Все эти обстоятельства в общих чертах я знал и не удивился просьбе Музея. Тётя Люся же меня сильно удивила.
Она сказала:
— Ты знаешь, я перебрала все папины фотографии и одну бы, конечно, отдала… Но, ты знаешь… Папа у меня на всех карточках… в казачьей офицерской форме…
— Ну и что? — спросил я.
— Ну как же!.. Нет, я не могу. Это опасно. Нет ли у тебя без формы?
Да, удивила меня тётя Люся… Ведь уже шла Перестройка! Хотя чему здесь было удивляться? С восемнадцатого года, когда «большевистский отряд» уничтожил «белых офицеров» — Авраама Юшко и двух его сыновей, семьдесят лет семья жила в подспудном страхе, выискивая страхующие версии, что, например, командир того красного отряда был впоследствии сам же красными и расстрелян, потому что оказался не красный, а бандит… Но это были версии на случай, а страх подспудный оставался. Какая же такая «перестройка» могла избавить от этого страха?
Я сказал тёте Люсе, что нужную фотографию Авраама Юшко найду и сам отправлю в Джанхот. Нашёл и отправил. В казачьей офицерской форме.

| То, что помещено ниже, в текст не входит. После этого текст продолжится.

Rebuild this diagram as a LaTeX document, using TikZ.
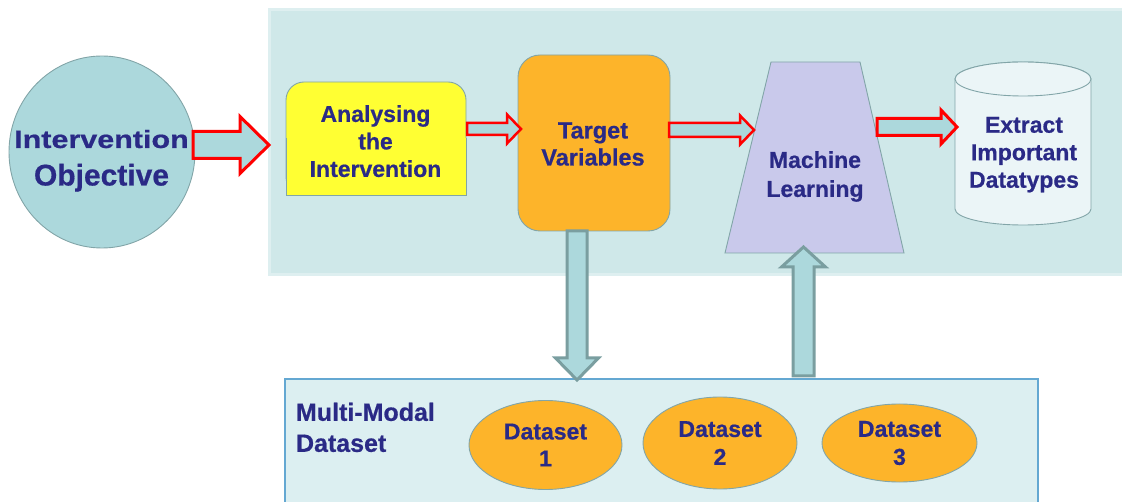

После письма Ларисы я ещё отобрал для геленджикского музея фотографии Авраама Васильевича и Евдокии Арефьевны (бабы Дуни), таких у меня было несколько. А вот моя собственная фотография лета 41-го года была одна. Баба Шура повела меня к фотографу, и меня сняли в белом морском костюмчике с длинными (!) брюками и в бескозырке. Карточка вышла мирная и счастливая. Её послали маме на фронт, а потом, вместе с мамой, она вернулась домой. Этой фотокарточки мне до сих пор очень жаль.